Sam2 thank you a lot. Actually I heard they also prepared and ate acorn bread all over Europe in bad times and during famines, but that it’s very bitter and the tannines have unpleasant side-effect. Naturally this put me off when I first heard about the native americans acorn bread, but I was told that tannin content varies and is typically lower in american species than in european ones, and most important this is why the acorns must be soaked for weeks in a bucket, sort of like olives. Then they are ground and the flour can be used. I have never eaten, but I am told that it’s not disgusting and not bitter at all, but not very good either. I don’t think I would be very interested in acorn bread year-round and much less on Pesach, but the question is interesting.
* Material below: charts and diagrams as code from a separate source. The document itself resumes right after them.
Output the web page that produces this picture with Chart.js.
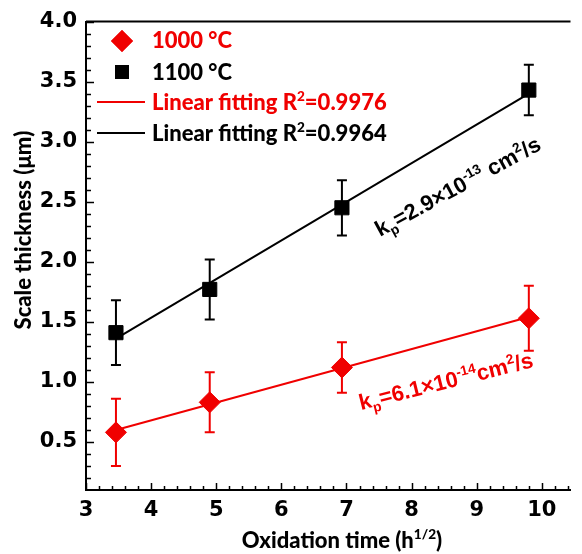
<!DOCTYPE html>
<html><head><meta charset="utf-8">
<script src="https://cdn.jsdelivr.net/npm/chart.js@4.4.1/dist/chart.umd.min.js"></script>
<style>html,body{margin:0;padding:0;background:#fff;}#wrap{width:582px;height:554px;}</style>
</head><body><div id="wrap"><canvas id="c" width="582" height="554"></canvas></div>
<script>
// ---- data ----
const xTime = [3.46, 4.90, 6.93, 9.80];          // oxidation time (h^1/2)
const thick1000 = [0.58, 0.83, 1.12, 1.53];      // 1000 °C scale thickness (µm)
const err1000 = [0.28, 0.25, 0.21, 0.27];
const thick1100 = [1.41, 1.77, 2.45, 3.43];      // 1100 °C
const err1100 = [0.27, 0.25, 0.23, 0.21];
const fitX = [3.46, 9.80];
const fit1000 = [0.60, 1.54];
const fit1100 = [1.36, 3.40];
const xTicks = [3, 4, 5, 6, 7, 8, 9, 10];
const yTicks = [0.5, 1.0, 1.5, 2.0, 2.5, 3.0, 3.5, 4.0];
const legendLabels = ['1000 °C', '1100 °C'];
const fitLabels = ['Linear fitting R', '=0.9976', '=0.9964'];

const RED = '#f00000', BLACK = '#000';
const GOTHIC = 'Lato';
const ARIAL = '"Liberation Sans", Arial';

function pts(xs, ys) { return xs.map((x, i) => ({x: x, y: ys[i]})); }

function drawRich(ctx, parts, x, y, size, family, dry, weight) {
  let cx = x;
  const wt = weight || 'bold';
  for (const p of parts) {
    let fs = size, dy = 0;
    if (p.sup) { fs = size * 0.62; dy = -size * 0.40; }
    if (p.sub) { fs = size * 0.62; dy = size * 0.24; }
    ctx.font = wt + ' ' + fs + 'px ' + family;
    if (!dry) ctx.fillText(p.t, cx, y + dy);
    cx += ctx.measureText(p.t).width;
  }
  return cx - x;
}

const decor = {
  id: 'decor',
  beforeDatasetsDraw(chart) {
    const ctx = chart.ctx, xs = chart.scales.x, ys = chart.scales.y;
    ctx.save();
    ctx.lineWidth = 2;
    const series = [[thick1000, err1000, RED], [thick1100, err1100, BLACK]];
    for (const [vals, errs, col] of series) {
      ctx.strokeStyle = col;
      vals.forEach((v, i) => {
        const px = xs.getPixelForValue(xTime[i]);
        const t = ys.getPixelForValue(v + errs[i]);
        const b = ys.getPixelForValue(v - errs[i]);
        ctx.beginPath();
        ctx.moveTo(px, t); ctx.lineTo(px, b);
        ctx.moveTo(px - 5, t); ctx.lineTo(px + 5, t);
        ctx.moveTo(px - 5, b); ctx.lineTo(px + 5, b);
        ctx.stroke();
      });
    }
    ctx.restore();
  },
  afterDraw(chart) {
    const ctx = chart.ctx, xs = chart.scales.x, ys = chart.scales.y, ca = chart.chartArea;
    ctx.save();
    // top frame line
    ctx.strokeStyle = BLACK; ctx.lineWidth = 2;
    ctx.beginPath(); ctx.moveTo(ca.left, ca.top); ctx.lineTo(ca.right, ca.top); ctx.stroke();
    // inward ticks
    ctx.lineWidth = 1.5;
    ctx.beginPath();
    for (let k = 0; k <= 37; k++) {
      const v = 3 + k * 0.2;
      if (v > xs.max + 1e-9) break;
      const major = Math.abs(v - Math.round(v)) < 1e-6;
      const px = Math.round(xs.getPixelForValue(v)) + 0.5;
      ctx.moveTo(px, ca.bottom); ctx.lineTo(px, ca.bottom - (major ? 7 : 4));
    }
    for (let k = 1; k <= 39; k++) {
      const v = 0.1 + k * 0.1;
      const major = Math.abs(v * 2 - Math.round(v * 2)) < 1e-6;
      const py = Math.round(ys.getPixelForValue(v)) + 0.5;
      ctx.moveTo(ca.left, py); ctx.lineTo(ca.left + (major ? 8 : 5), py);
    }
    ctx.stroke();

    // legend
    ctx.textBaseline = 'alphabetic'; ctx.textAlign = 'left';
    ctx.fillStyle = RED;
    Chart.helpers.drawPoint(ctx, {pointStyle: 'rectRot', radius: 11, borderWidth: 0, rotation: 0}, 122, 41);
    ctx.fill();
    drawRich(ctx, [{t: legendLabels[0]}], 152, 48, 22, GOTHIC, false, '900');
    ctx.fillStyle = BLACK;
    ctx.fillRect(115, 65, 14, 14);
    drawRich(ctx, [{t: legendLabels[1]}], 152, 80, 22, GOTHIC, false, '900');
    ctx.lineWidth = 2;
    ctx.strokeStyle = RED; ctx.beginPath(); ctx.moveTo(97, 102); ctx.lineTo(145, 102); ctx.stroke();
    ctx.fillStyle = RED;
    drawRich(ctx, [{t: fitLabels[0]}, {t: '2', sup: true}, {t: fitLabels[1]}], 152, 110, 22, GOTHIC, false, '900');
    ctx.strokeStyle = BLACK; ctx.beginPath(); ctx.moveTo(97, 133); ctx.lineTo(145, 133); ctx.stroke();
    ctx.fillStyle = BLACK;
    drawRich(ctx, [{t: fitLabels[0]}, {t: '2', sup: true}, {t: fitLabels[2]}], 152, 141, 22, GOTHIC, false, '900');

    // rate constant annotations
    ctx.save();
    ctx.fillStyle = BLACK;
    ctx.translate(380, 237); ctx.rotate(-28.5 * Math.PI / 180);
    drawRich(ctx, [{t: 'k'}, {t: 'p', sub: true}, {t: '=2.9×10'}, {t: '-13', sup: true}, {t: ' cm'}, {t: '2', sup: true}, {t: '/s'}], 0, 0, 22, ARIAL);
    ctx.restore();
    ctx.save();
    ctx.fillStyle = RED;
    ctx.translate(361, 410); ctx.rotate(-14 * Math.PI / 180);
    drawRich(ctx, [{t: 'k'}, {t: 'p', sub: true}, {t: '=6.1×10'}, {t: '-14', sup: true}, {t: 'cm'}, {t: '2', sup: true}, {t: '/s'}], 0, 0, 22, ARIAL);
    ctx.restore();

    // axis titles
    ctx.fillStyle = BLACK;
    const xt = [{t: 'Oxidation time (h'}, {t: '1/2', sup: true}, {t: ')'}];
    const w = drawRich(ctx, xt, 0, 0, 22, GOTHIC, true, '900');
    drawRich(ctx, xt, 342 - w / 2, 548, 22, GOTHIC, false, '900');
    ctx.save();
    ctx.translate(31, 230); ctx.rotate(-Math.PI / 2);
    const yt = [{t: 'Scale thickness (μm)'}];
    const wy = drawRich(ctx, yt, 0, 0, 22, GOTHIC, true, '900');
    drawRich(ctx, yt, -wy / 2, 0, 22, GOTHIC, false, '900');
    ctx.restore();
    ctx.restore();
  }
};

const tickFont = {family: '"DejaVu Sans"', size: 21, weight: 'bold'};

new Chart(document.getElementById('c'), {
  type: 'scatter',
  data: {
    datasets: [
      {label: legendLabels[0], data: pts(xTime, thick1000), pointStyle: 'rectRot', pointRadius: 10.5, pointHoverRadius: 10.5,
       backgroundColor: RED, borderColor: RED, borderWidth: 1, showLine: false, order: 1},
      {label: legendLabels[1], data: pts(xTime, thick1100), pointStyle: 'rect', pointRadius: 10, pointHoverRadius: 10,
       backgroundColor: BLACK, borderColor: BLACK, borderWidth: 1, showLine: false, order: 2},
      {label: 'fit 1000', data: pts(fitX, fit1000), showLine: true, pointRadius: 0, borderColor: RED, borderWidth: 2, order: 3},
      {label: 'fit 1100', data: pts(fitX, fit1100), showLine: true, pointRadius: 0, borderColor: BLACK, borderWidth: 2, order: 4}
    ]
  },
  options: {
    responsive: false, animation: false, devicePixelRatio: 1,
    layout: {padding: {top: 20, right: 0, left: 0, bottom: 0}},
    plugins: {legend: {display: false}, tooltip: {enabled: false}},
    scales: {
      x: {type: 'linear', min: 3, max: 10.44,
          afterBuildTicks: s => { s.ticks = xTicks.map(v => ({value: v})); },
          afterFit: s => { s.height = 64; },
          grid: {display: false, drawTicks: false},
          border: {display: true, color: BLACK, width: 2},
          ticks: {font: tickFont, color: BLACK, padding: 8, maxRotation: 0, callback: v => String(v)}},
      y: {type: 'linear', min: 0.1, max: 4.0,
          afterBuildTicks: s => { s.ticks = yTicks.map(v => ({value: v})); },
          afterFit: s => { s.width = 86; },
          grid: {display: false, drawTicks: false},
          border: {display: true, color: BLACK, width: 2},
          ticks: {font: tickFont, color: BLACK, padding: 9, callback: v => Number(v).toFixed(1)}}
    }
  },
  plugins: [decor]
});
</script></body></html>
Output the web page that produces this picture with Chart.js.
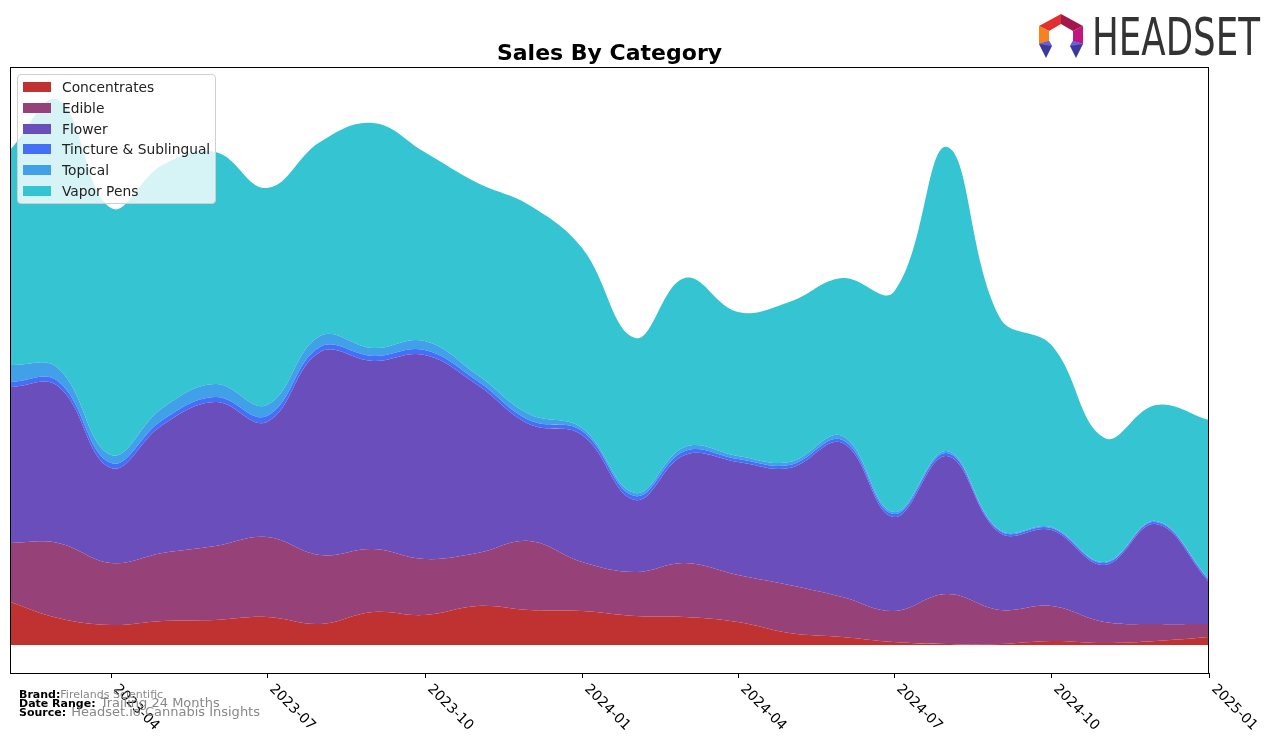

I think that if anyone was eating acorn bread on Pesach, the situation must have been bad and likely, bad enough that kitniyot were allowed for everyone.

With quinoa I see various problems. First, we need to avoid grain seeds, and that is bad enough but I think by checking carefully is solved. The second and to me much more worrisome is that we have no clue if we have dust which contains chometz and/or grain flour (even worse, because we’d create chometz during Pesach while cooking the quinoa) and the Sefaradi method to check it, is a problem, because with rice or lentils etc. the three checks are good to ensure we only pick the rice seeds and leave any dust behind, but how to do that with tiny quinoa seeds? We have to take a handful and no matter how careful we are, I don’t think this is a reliable check. This problem I think can be overcome only by certified quinoa that has been nowhere near grain or chometz, and it should be certified by someone very trustworthy. At this point for Sefaradim it’s fair enough, but it seems to me it’s not trivially permissible to Askhenazim arguing that it’s new; exactly because it’s new, most people don’t have a minhag of eating it and need to rely on authoritative opinions, but it takes time and it takes consensus. May be we can also consider how long it took from cocoa and coffee becoming known, to them being considered KLP.